If you get a new rooster, get a mature one. You don't want a bratty adolescent that is controlled by his hormones and likely not respected by the hens. You never know how any individual will react or behave, but your odds of a smooth integration are much higher with a mature rooster, at least a year old, than with an immature cockerel.

I've never had a problem with a mature rooster and chicks, either chicks he sired or chicks from the post office. That's chicks given to a broody hen roaming with the flock or raised in my brooder which is in the coop. Some people have so you need to watch. Some people have had broody hens kill their chicks, about anything can happen. A good mature rooster should take care of every member of his flock. Some ignore adolescent boys and girls or may keep rowdy adolescent boys in line when they bother his hens but until they are seen as rivals I haven't had any problems with a rooster and chicks. He should assume any chicks are his. My roosters generally ignore any chicks but sometimes one helps Mamma take care of them.

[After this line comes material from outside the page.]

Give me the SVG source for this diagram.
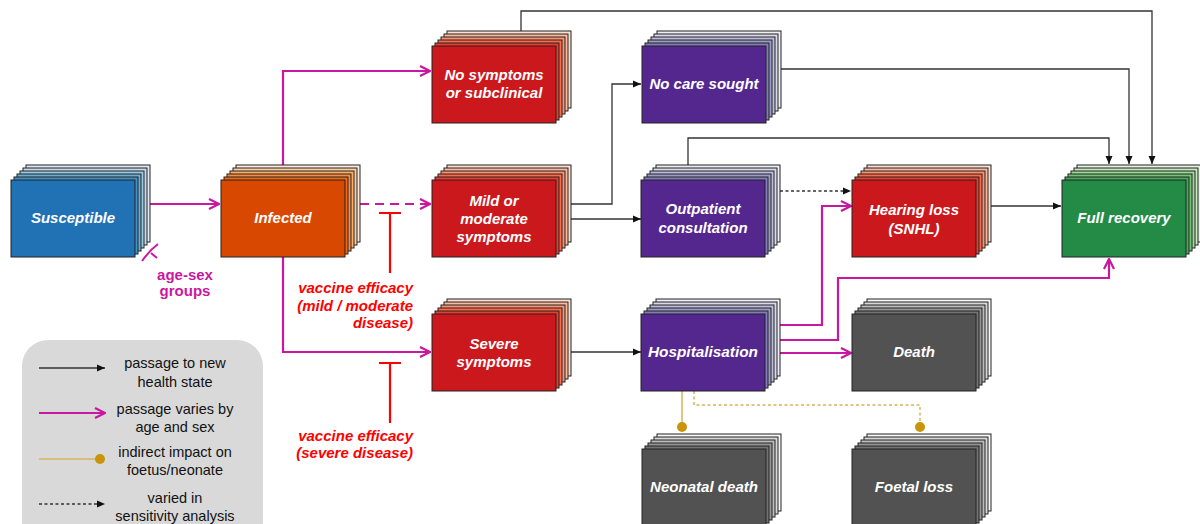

I don't know how much room you have. Bad behaviors are often magnified when room is tight. I'd expect the broody hen to keep her chick away from the rooster and the rest of the flock most of the time if she has room. I'd still expect a mature rooster to not harm a chick, I'd expect the chick to be at more risk from you other hens from my experience. But the tighter the space the more I'd watch.

I would not let concerns over a new rooster killing a chick stop me from getting a new flock master if you really want one. Just get a mature one. I'd worry more about integrating a new hen.